Thanks for all your input!
posted by malocchio at 2:20 PM on July 10


I don't know. You only live once. If I had $7,000 to blow (half my current annual salary!) I would totally do something like this, or encourage my non-existent husband to do the same. If we were well-off. $7,000 is a heck of a lot of money but it's not really that much in the grand scheme of things. It's just money.

I think the best way to frame this for your wife would be "I want to take a $7,000 vacation. Let's figure out a way to get you something similar. What's something you've always wanted to do but thought was too expensive? Let's make it happen."

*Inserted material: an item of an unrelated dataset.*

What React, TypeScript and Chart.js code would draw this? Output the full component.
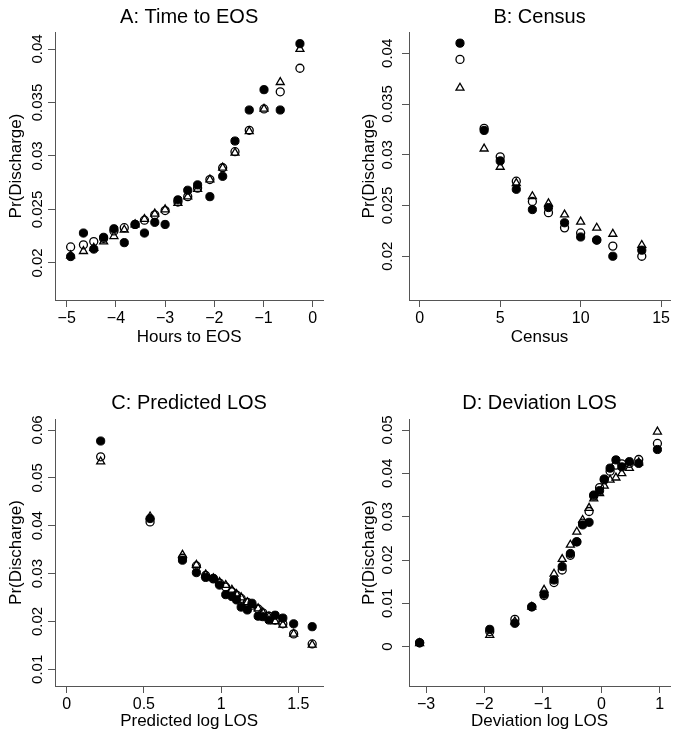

If you balk at that because you can't afford two $7,000 gifts - because that's basically what this is, a gift to yourself - there's your answer.
posted by sockermom at 3:34 PM on July 10


ianae (or anywhere near it). but really, most of these guys are coming from a perspective/industry infrastructure/time that's different from what you're likely to experience, and probably using technology you're unlikely to see. they likely figured out a lot of what they know by noodling around, just like you're doing, connecting with musicians around them, and trusting their ear and tastes. the (very) little i do know about mixing suggests tastes and ears change over time. not to say they don't have things to say, obviously they do, but i wonder if you might genuinely learn more that'd be useful to you from local peers.

and, i can't help but think there's something exploitative about this. pretty nice deal for them -- 7000 (or whatever proportion they get) to be fawned over and eat mussels? not too bad. and, i really wonder what kind of professional networking benefit could come from it, since you're paying them, you know? not the same as coming at them via word of mouth. and support will probably be limited to that week.

i sort of think, if there are people liking what you're doing and wanting to work with you, you're doing something right. i also think, it's only really by working through particular pieces, with others, that connections get made and real learning happens.

what else could you do for that money -- what other gear could you get, what festivals could you play, what kind of promotion could you afford?